So I copied Writer/Strict.hs and made a new one with a slightly
stricter >>=, note the ! on w':

    m >>= k  = WriterT $ do
        (a, w)  <- runWriterT m
        (b, !w') <- runWriterT (k a)
        let ws = w `mappend` w'
        return (b, ws)

Initially this had no effect.  I put a ! on the first 'w', and now the
StricterWriter.sat_* closure is replaced by the #2 consumer, which is
PAP.  What *is* PAP?  Memory usage is exactly the same, I just have
more PAP now.  So I tried switching from DList and DList.append to []
and (++) and now... the lag is gone!  Only the ! on w' is needed.

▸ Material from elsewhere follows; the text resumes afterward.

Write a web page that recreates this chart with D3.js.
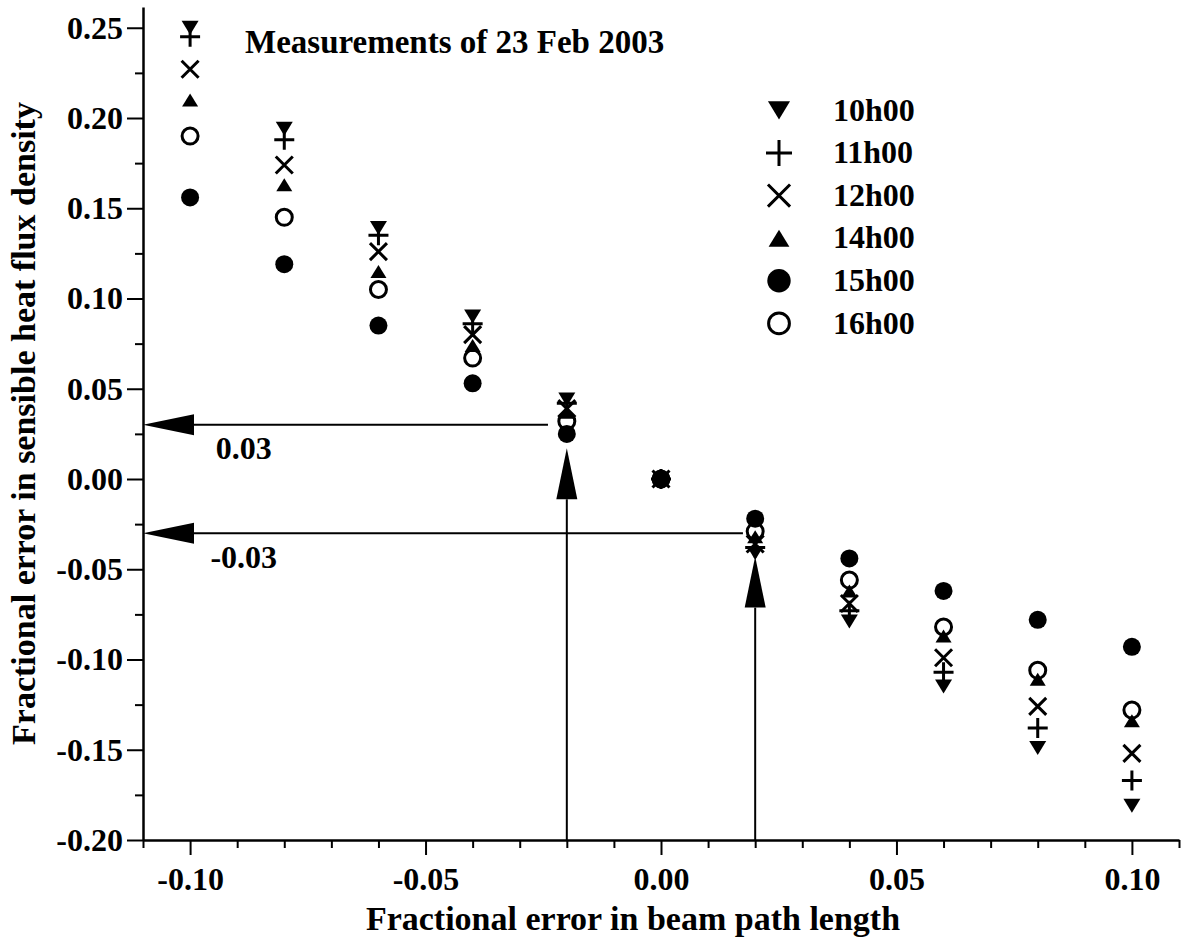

The quadratic behaviour of (++) is not a practical worry in my case,
since I log rarely so most of the appends are with []s on one side or
both, but this is a bit troubling.  Writer + DList was specifically
recommended as an efficient way to log things, but if a giant space
leak is the result, then it's not such a great idea after all.  I'm
guessing it has something to do with how DList is implemented in terms
of function compositions, but since I can't see inside PAP I have to
guess.

'xs ++ []', when forced, can be immediately reduced to 'xs'.  The bang
forces the right hand side to either [] or (_ : _) which is enough for
(++) to reduce out of existence... I suppose?  Meanwhile, 'append' for
DList is (xs . ys) which becomes ((xs++) . ([]++)), and forcing
that... well I suppose it has to get to a constructor to pattern match
on, so that should force the ([]++) out of existence since it reduces
to the same code as in the plain list part... or does it?

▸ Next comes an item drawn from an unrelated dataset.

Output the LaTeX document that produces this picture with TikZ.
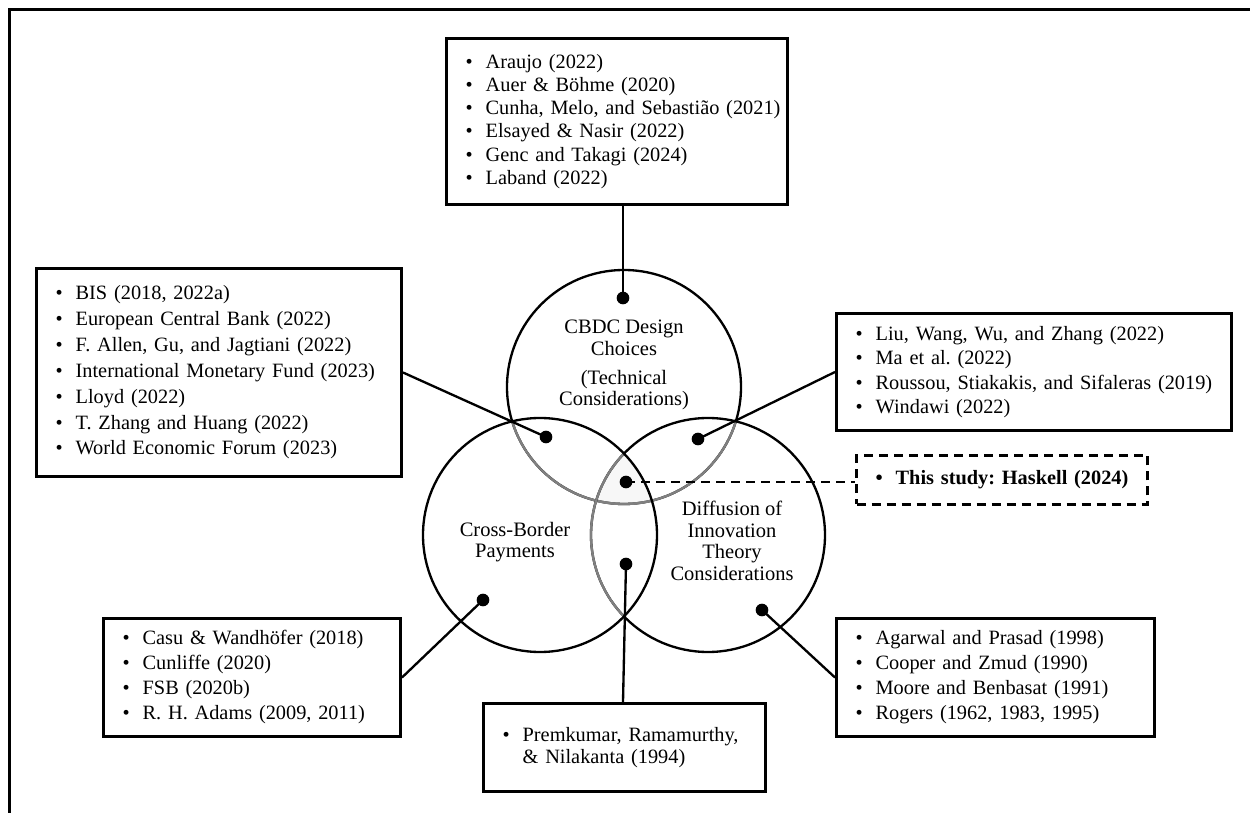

To try to get a better picture of what was going on, I created a
simpler profile with a simplified monad stack: just logging and state
and doing some stylized actions... and now the results are the
reverse!  The stricter version on lists produces an enormous amount of
lag, the stock Writer.Strict is much better, but still produces quite
a bit of garbage (perhaps from the State, though I can't see what I'm
doing wrong there).  The dlist + normal strictness version is so fast
the gc can't even measure it!  But if I bump the 'depth' from 9 to 10
(which means factorially more calls), suddenly I'm getting stack
overflows... but initially only in hb mode.

So the more I look at it, the less I understand.  Clearly something is
different from my production profile and the test profile, but it
seems baffling that it makes such a difference as to reverse the
results.  I will try to reduce the production version element by
element until the results switch around.

I put the simple version at
http://hpaste.org/fastcgi/hpaste.fcgi/view?id=26329#a26329

This one displays much better performance with DList + Writer.Strict
than List + StrictWriter so I guess it's not too surprising.  However,
*something* is still generating a lot of lag and -hb causes a stack
trace, so I'm still doing it wrong somehow.

I also have a situation where -hb shows about 4mb of drag at the most,
but when I run with '-hc -hbdrag', I only see 10k peaks.  Shouldn't
filtering the graph by drag add up to as much drag as when the graph
isn't filtered?

> You see "*" when the type of a closure is polymorphic (as it would be in the
> case of w `mappend` w').  stg_ap_2_upd_info is a generic thunk
> implementation in the RTS - perhaps when profiling we should avoid using
> these to give you more information.

Well, it's eating a lot of space... so it must be something.  I guess
if it's impossible to tell what it is, then it's just being needlessly
confusing there.

And thanks so much for the responses... space usage gets more
confusing the more I look at it, but I hope it will come clear
eventually given enough time.